* **Problem**: Extract the lines that hold the string "with".

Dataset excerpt

────

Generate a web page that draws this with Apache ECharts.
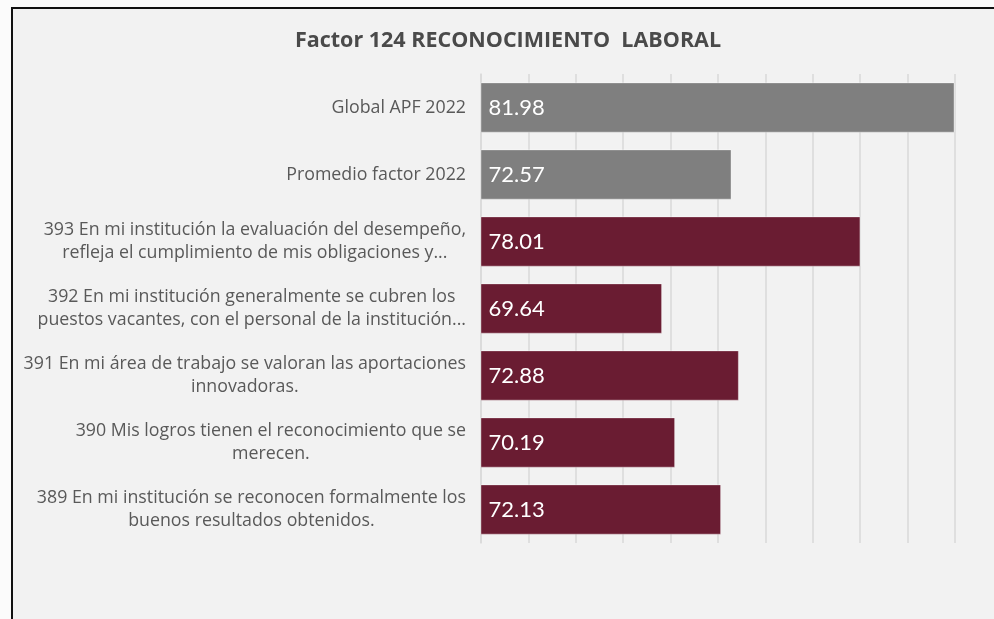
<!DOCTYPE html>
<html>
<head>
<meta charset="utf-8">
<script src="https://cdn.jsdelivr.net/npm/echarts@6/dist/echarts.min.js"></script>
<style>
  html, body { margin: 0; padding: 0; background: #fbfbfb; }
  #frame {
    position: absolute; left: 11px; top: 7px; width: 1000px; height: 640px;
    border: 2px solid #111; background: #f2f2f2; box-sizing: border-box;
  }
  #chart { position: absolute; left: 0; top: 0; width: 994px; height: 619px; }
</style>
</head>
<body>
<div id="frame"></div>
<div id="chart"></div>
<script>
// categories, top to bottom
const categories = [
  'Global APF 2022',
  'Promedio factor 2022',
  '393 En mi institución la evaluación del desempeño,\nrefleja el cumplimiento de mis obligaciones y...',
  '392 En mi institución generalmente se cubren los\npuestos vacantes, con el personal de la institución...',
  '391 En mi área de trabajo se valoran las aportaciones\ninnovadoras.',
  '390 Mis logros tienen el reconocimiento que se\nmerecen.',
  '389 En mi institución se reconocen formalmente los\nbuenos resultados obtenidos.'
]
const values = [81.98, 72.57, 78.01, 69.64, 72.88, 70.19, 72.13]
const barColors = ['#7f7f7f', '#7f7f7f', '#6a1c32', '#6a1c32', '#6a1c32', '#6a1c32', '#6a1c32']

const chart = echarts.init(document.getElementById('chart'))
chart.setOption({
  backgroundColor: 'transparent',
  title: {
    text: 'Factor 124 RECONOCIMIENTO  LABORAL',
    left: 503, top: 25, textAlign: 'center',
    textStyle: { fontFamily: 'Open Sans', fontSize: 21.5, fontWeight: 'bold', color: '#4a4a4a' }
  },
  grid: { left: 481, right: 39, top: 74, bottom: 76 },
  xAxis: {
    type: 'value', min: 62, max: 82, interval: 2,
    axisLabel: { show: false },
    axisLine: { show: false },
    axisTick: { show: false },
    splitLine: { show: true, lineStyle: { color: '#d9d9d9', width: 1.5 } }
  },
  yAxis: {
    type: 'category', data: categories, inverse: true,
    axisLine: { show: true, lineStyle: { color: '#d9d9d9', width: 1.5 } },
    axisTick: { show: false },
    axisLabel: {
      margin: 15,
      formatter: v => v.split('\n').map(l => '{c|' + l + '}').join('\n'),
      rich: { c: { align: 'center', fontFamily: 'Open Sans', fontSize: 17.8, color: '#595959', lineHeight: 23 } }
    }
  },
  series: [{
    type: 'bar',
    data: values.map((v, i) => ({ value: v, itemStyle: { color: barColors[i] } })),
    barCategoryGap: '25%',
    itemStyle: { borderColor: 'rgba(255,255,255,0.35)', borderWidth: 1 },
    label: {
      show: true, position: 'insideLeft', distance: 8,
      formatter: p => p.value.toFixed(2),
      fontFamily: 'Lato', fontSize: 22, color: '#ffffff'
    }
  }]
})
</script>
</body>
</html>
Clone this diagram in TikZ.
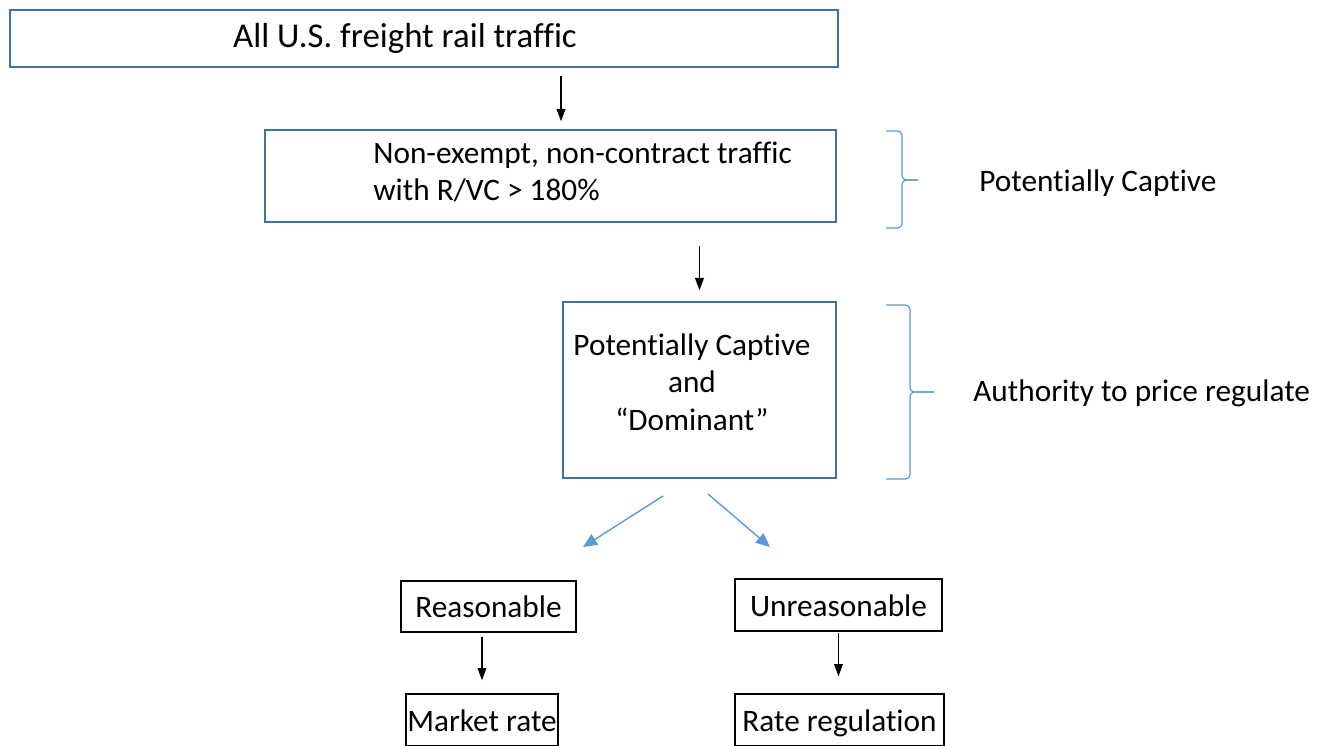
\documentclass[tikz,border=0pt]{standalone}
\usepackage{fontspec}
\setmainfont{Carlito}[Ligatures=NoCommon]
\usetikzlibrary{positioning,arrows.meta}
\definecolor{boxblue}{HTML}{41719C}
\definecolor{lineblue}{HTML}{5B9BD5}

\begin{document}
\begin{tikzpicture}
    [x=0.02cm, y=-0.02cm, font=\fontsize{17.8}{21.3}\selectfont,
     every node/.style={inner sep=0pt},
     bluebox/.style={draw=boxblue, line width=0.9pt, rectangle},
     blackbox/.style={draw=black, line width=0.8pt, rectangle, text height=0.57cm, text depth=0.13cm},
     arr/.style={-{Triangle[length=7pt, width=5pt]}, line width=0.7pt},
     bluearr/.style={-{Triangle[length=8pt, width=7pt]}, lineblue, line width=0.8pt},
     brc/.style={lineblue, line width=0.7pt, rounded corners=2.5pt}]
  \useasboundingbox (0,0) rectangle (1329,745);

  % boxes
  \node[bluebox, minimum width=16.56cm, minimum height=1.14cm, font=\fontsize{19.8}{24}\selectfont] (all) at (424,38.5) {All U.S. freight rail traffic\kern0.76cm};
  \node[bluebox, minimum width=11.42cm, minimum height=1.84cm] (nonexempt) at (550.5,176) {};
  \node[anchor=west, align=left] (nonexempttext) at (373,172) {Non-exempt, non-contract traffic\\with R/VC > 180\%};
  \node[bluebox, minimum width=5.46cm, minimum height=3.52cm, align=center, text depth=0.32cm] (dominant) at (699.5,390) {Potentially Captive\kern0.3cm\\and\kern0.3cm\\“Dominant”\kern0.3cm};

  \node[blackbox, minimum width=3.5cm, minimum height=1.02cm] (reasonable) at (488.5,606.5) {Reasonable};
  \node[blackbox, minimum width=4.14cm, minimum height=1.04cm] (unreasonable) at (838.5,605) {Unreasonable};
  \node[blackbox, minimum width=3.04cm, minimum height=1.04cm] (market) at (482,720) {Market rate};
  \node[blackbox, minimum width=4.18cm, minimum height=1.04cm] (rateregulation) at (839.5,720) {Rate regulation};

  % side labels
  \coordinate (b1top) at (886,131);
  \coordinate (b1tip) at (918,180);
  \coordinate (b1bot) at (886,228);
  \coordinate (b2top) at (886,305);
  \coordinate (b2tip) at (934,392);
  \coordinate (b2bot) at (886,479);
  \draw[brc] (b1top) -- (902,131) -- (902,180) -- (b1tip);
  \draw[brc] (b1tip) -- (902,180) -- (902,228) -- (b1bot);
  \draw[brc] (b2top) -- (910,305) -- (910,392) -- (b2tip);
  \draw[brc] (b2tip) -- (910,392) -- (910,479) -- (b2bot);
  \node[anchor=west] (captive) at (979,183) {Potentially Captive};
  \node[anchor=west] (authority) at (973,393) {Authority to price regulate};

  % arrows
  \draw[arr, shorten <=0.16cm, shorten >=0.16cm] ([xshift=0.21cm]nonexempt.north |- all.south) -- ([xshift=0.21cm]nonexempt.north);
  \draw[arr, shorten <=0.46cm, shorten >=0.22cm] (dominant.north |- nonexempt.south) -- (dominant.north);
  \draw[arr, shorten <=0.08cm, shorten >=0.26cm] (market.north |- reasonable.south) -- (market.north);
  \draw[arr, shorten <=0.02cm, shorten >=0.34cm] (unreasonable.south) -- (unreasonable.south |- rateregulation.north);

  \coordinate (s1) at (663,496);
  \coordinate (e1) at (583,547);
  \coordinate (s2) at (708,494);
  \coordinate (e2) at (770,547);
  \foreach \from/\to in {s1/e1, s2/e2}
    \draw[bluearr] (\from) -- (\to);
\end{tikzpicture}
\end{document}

────

* **Answer to the task**:
Generate a web page that draws this with Apache ECharts.
  \node[anchor=west, align=left] (nonexempttext) at (373,172) {Non-exempt, non-contract traffic\\with R/VC > 180\%};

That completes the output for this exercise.